TSA lines grow to 3 hours, snake outside the terminals, with no end in sight

The TSA gambled on millions of wealthy Americans opting out of its pornoscanner-and-shoe-removal process and signing up for its Precheck policy, which allows travellers to pay for the "privilege" of walking through a metal-detector with their shoes on, while their laptops stay in their bags.

It was a gamble that they lost. Americans have stayed away from the process in droves, but the TSA had already committed to cutting staff in anticipation of much lighter queues at their checkpoints. Instead of lightening, the queues have got longer, as the US economy has recovered and low fuel prices have kept the price of plane tickets down.
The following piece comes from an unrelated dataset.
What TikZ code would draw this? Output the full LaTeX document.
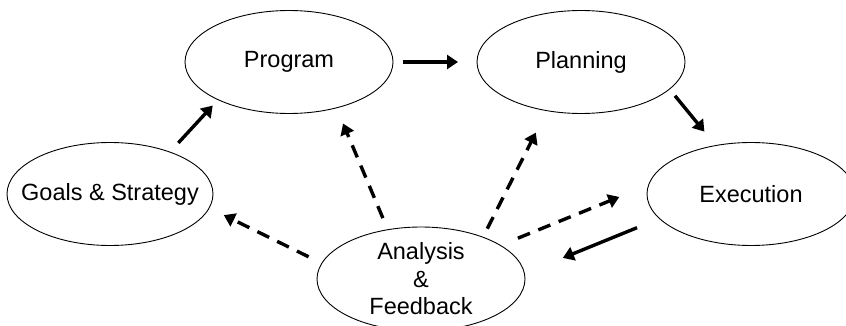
\documentclass[tikz,border=0pt]{standalone}
\usepackage{fontspec}
\setmainfont{Liberation Sans}
\usetikzlibrary{shapes.geometric,arrows.meta}

\tikzset{
  stage/.style={ellipse, draw, line width=0.9pt, inner sep=0pt, outer sep=0pt,
    minimum width=208pt, minimum height=103pt},
  caption/.style={label={[align=center, inner sep=0pt,
    font=\fontsize{23.5}{27.5}\selectfont]center:#1}},
  flow/.style={line width=3.4pt, -{Triangle[length=11pt,width=14pt]}},
  feedback/.style={flow, dash pattern=on 13pt off 9pt},
}

\begin{document}
\begin{tikzpicture}[x=1pt, y=-1pt]
  \useasboundingbox (0,0) rectangle (846,326);

  % stages of the cycle (captions are set as centred labels so the
  % ellipse keeps its own size)
  \node[stage, minimum width=206pt, caption={Goals \& Strategy}] (goals) at (110,194) {};
  \node[stage, caption={Program}]   (program)   at (289,62)  {};
  \node[stage, caption={Planning}]  (planning)  at (581,62)  {};
  \node[stage, caption={Execution}] (execution) at (751,194) {};
  \node[stage, minimum height=104pt, caption={Analysis\\\&\\Feedback}] (analysis) at (421,279) {};

  % main sequence
  \draw[flow, shorten <=12.5pt, shorten >=8pt]   (goals.35.8)    -- (program.208.5);
  \draw[flow, shorten <=10pt,   shorten >=19pt]  (program.0)     -- (planning.180);
  \draw[flow, shorten <=8.7pt,  shorten >=18pt]  (planning.-17.1) -- (execution.126.6);
  \draw[flow, shorten <=24.3pt, shorten >=41.5pt] (execution.195.6) -- (analysis.3.3);

  % feedback loops
  \draw[feedback, shorten <=19pt,   shorten >=31.6pt] (analysis.23.8)  -- (execution.175.3);
  \draw[feedback, shorten <=9.6pt,  shorten >=24.6pt] (analysis.34.4)  -- (planning.235.7);
  \draw[feedback, shorten <=12.6pt, shorten >=17pt]   (analysis.124.4) -- (program.-44.4);
  \draw[feedback, shorten <=14.8pt, shorten >=16.3pt] (analysis.171.7) -- (goals.-8.6);
\end{tikzpicture}
\end{document}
The TSA is now warning travelers to expect very long security lines this summer (Denver Airport warns that its TSA queues can take three hours to clear), as it scrambles to train more staff. In the meantime, whole airports' worth of people are missing their flights, sending the airport managers and airlines into rare public displays of temper against the agency, calling the lines "unacceptable" (American Airlines), a "fiasco" (Brent D. Cagle, interim director of aviation for Charlotte Douglas International Airport) and accusing the agency of lying when it cites crowds as the reason for lines (Denver Airport).

The agency still hopes that more people will sign up for Precheck, which turns travel into a profit center for the agency, rather than a cost center. A cynic might say that this summer's "fiascos" are an attempt to squeeze user fees out of American travellers, but whether or not the lines are a deliberate strategy is largely irrelevant, as it will certainly have the effect of pushing more fliers into the Precheck program.
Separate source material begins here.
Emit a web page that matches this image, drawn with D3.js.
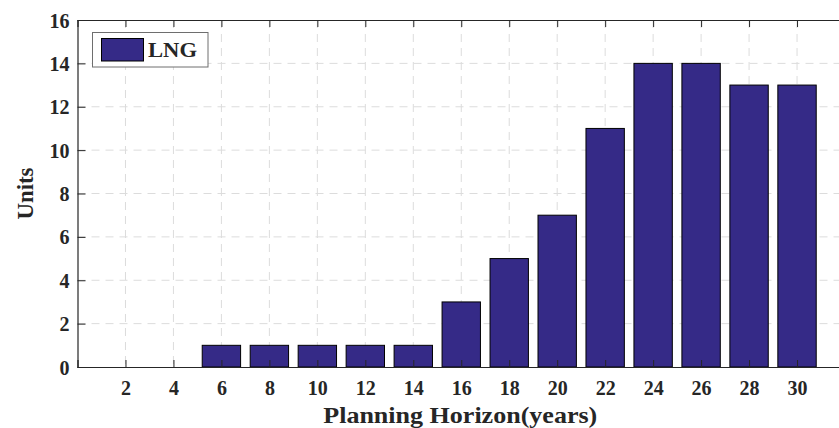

However, even Precheck fliers aren't immune: as the TSA diverts its staff to handle the three-hour-long queues, the Precheck lines have slowed down. The Precheck lines in Newark can take more than an hour to clear.

David Graeber remarked on the bizarre phenomenon of lengthening official lines in his brilliant essay The Utopia of Rules: for decades during the Cold War, long official lines were the symbol of the Soviet Union's oppressive, incompetent bureaucracy. With the fall of the USSR, the lines have moved west, getting longer and longer, being joined by official forms and systems that disproportionately target the poor and vulnerable, while elites are exempt or exempt themselves by paying professionals.

At Charlotte Douglas International Airport in North Carolina, about 600 passengers missed their flights on March 25 because an inadequate number of screeners led to waits exceeding three hours, airport officials said. Brent D. Cagle, the airport's interim director of aviation, complained to the T.S.A., calling the episode a "fiasco."

"This situation could have been avoided, had the T.S.A. had the proper staffing (or overtime budget necessary) to meet customer demand," Mr. Cagle wrote in a letter to the security agency.

Catching a Flight? Budget Hours, Not Minutes, for Security
[Jad Mouawad/NYT]

(via Super Punch)

(Image: O'Hare Airport, Stephanie Pratt)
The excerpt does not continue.